4.1. Feature Pyramid Networks for RPN ... Because the head slides densely over all locations in all pyramid levels, it is not necessary to have multi-scale anchors on a specific level. Instead, we assign anchors of a single scale to each level.

So 5 types of shapes is required if we want to use the default backbone.

17sarf commented 4 years ago

@soloist97 sorry, do you mean I should be using something like this:

anchor_generator = AnchorGenerator(sizes=((8), (16), (32), (64), (128))), aspect_ratios=((1.0, 2.0,)))

instead of this format:

anchor_generator = AnchorGenerator(sizes=tuple([(32, 64, 128) for _ in range(5)]), aspect_ratios=tuple([(1.0, 2.0) for _ in range(5)]))

soloist97 commented 4 years ago

@17sarf Yes, I guess.

As long as we guarantee len(sizes) = 5(5 tuples in sizes), it's ok to use any size and ratio settings. But according to the FPN paper, the first way is the better choice.

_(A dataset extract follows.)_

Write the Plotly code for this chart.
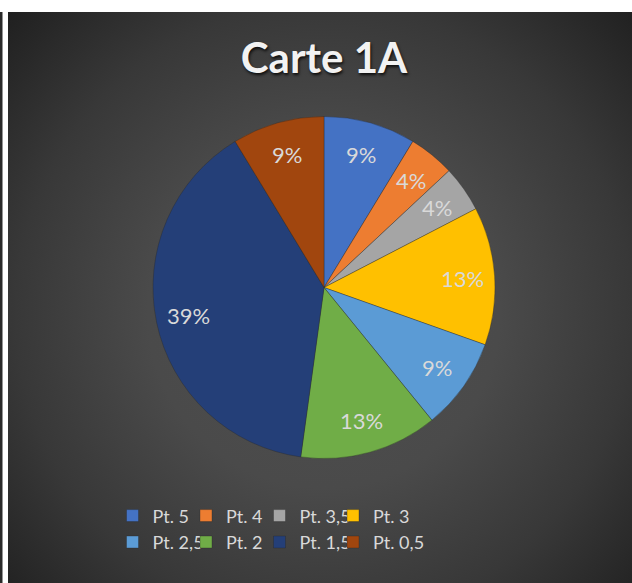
import base64
import math
import plotly.graph_objects as go

# ---- data ----
labels = ["Pt. 5", "Pt. 4", "Pt. 3,5", "Pt. 3", "Pt. 2,5", "Pt. 2", "Pt. 1,5", "Pt. 0,5"]
values = [2, 1, 1, 3, 2, 3, 9, 2]
colors = ["#4472C4", "#ED7D31", "#A5A5A5", "#FFC000", "#5B9BD5", "#70AD47", "#243F78", "#A1460E"]
title_text = "Carte 1A"

W, H = 632, 583
ML, MR, MT, MB = 149, 133, 116, 124
PW, PH = W - ML - MR, H - MT - MB

# pie geometry (page pixels)
CX, CY = 324, 116 + PH / 2
R = 171


def px_x(x):
    return (x - ML) / PW


def px_y(y):
    return (H - MB - y) / PH


# radial gradient background (SVG data URI)
bg_w, bg_h = 624, 571
svg = f'''<svg xmlns="http://www.w3.org/2000/svg" width="{bg_w}" height="{bg_h}">
<defs><radialGradient id="g" gradientUnits="userSpaceOnUse" cx="316" cy="300" r="440">
<stop offset="0" stop-color="#4f4f4f"/>
<stop offset="0.4" stop-color="#4a4a4a"/>
<stop offset="0.7" stop-color="#383838"/>
<stop offset="1" stop-color="#1f1f1f"/>
</radialGradient></defs>
<rect width="{bg_w}" height="{bg_h}" fill="url(#g)"/></svg>'''
src = "data:image/svg+xml;base64," + base64.b64encode(svg.encode()).decode()

font = "Lato, 'Open Sans', sans-serif"

fig = go.Figure(go.Pie(
    labels=labels,
    values=values,
    sort=False,
    direction="clockwise",
    rotation=0,
    marker=dict(colors=colors, line=dict(color="rgba(40,40,40,0.6)", width=0.6)),
    textinfo="none",
    domain=dict(x=[px_x(CX - R), px_x(CX + R)], y=[0, 1]),
    hoverinfo="label+value+percent",
))

# data labels placed on each slice's bisector (like Excel's labels)
total = sum(values)
annotations = []
cum = 0
for v in values:
    mid = (cum + v / 2) / total * 2 * math.pi
    cum += v
    lx = CX + 0.81 * R * math.sin(mid)
    ly = CY - 0.81 * R * math.cos(mid)
    annotations.append(dict(
        text=f"{round(100 * v / total)}%", x=px_x(lx), y=px_y(ly),
        xref="paper", yref="paper", showarrow=False,
        xanchor="center", yanchor="middle",
        font=dict(family=font, size=22, color="#d9d9d9"),
    ))

fig.update_layout(
    width=W, height=H,
    margin=dict(l=ML, r=MR, t=MT, b=MB, pad=0),
    paper_bgcolor="white",
    plot_bgcolor="rgba(0,0,0,0)",
    annotations=annotations,
    title=dict(
        text=f"<b>{title_text}</b>",
        x=324 / W, xanchor="center",
        y=1 - 58 / H, yanchor="middle",
        xref="container", yref="container",
        font=dict(family=font, size=42, color="#f2f2f2", shadow="1px 2px 3px rgba(0,0,0,0.8)"),
    ),
    showlegend=True,
    legend=dict(
        orientation="h",
        x=px_x(276), xanchor="center",
        y=px_y(561), yanchor="bottom",
        entrywidth=28.5, entrywidthmode="pixels",
        itemwidth=30,
        font=dict(family=font, size=18, color="#d9d9d9"),
        title=dict(text="&nbsp;" * 70, side="top",
                   font=dict(family=font, size=18, color="rgba(0,0,0,0)")),
        bgcolor="rgba(0,0,0,0)",
        traceorder="normal",
    ),
    images=[dict(
        source=src, xref="paper", yref="paper",
        x=px_x(8), y=px_y(12), sizex=bg_w / PW, sizey=bg_h / PH,
        xanchor="left", yanchor="top", sizing="stretch", layer="below",
    )],
    shapes=[dict(
        type="rect", xref="paper", yref="paper",
        x0=px_x(0), x1=px_x(2.5), y0=px_y(583), y1=px_y(12),
        fillcolor="#2a2a2a", line=dict(width=0), layer="below",
    )],
)

fig.write_html(
    "out.html",
    config={"displayModeBar": False},
    post_script="document.body.style.margin='0';document.body.style.overflow='hidden';",
)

So maybe anchor_generator = AnchorGenerator(sizes=((8), (16), (32), (64), (128))), aspect_ratios=((1.0, 2.0,))) can do faster in computation without performance loss?

17sarf commented 4 years ago

Thank @soloist97! I will play around with it and will let you know if I discover anything.

17sarf commented 4 years ago

@fmassa I just realised I never thanked you for all of your help earlier. Please accept my apologies for this and belated thank you.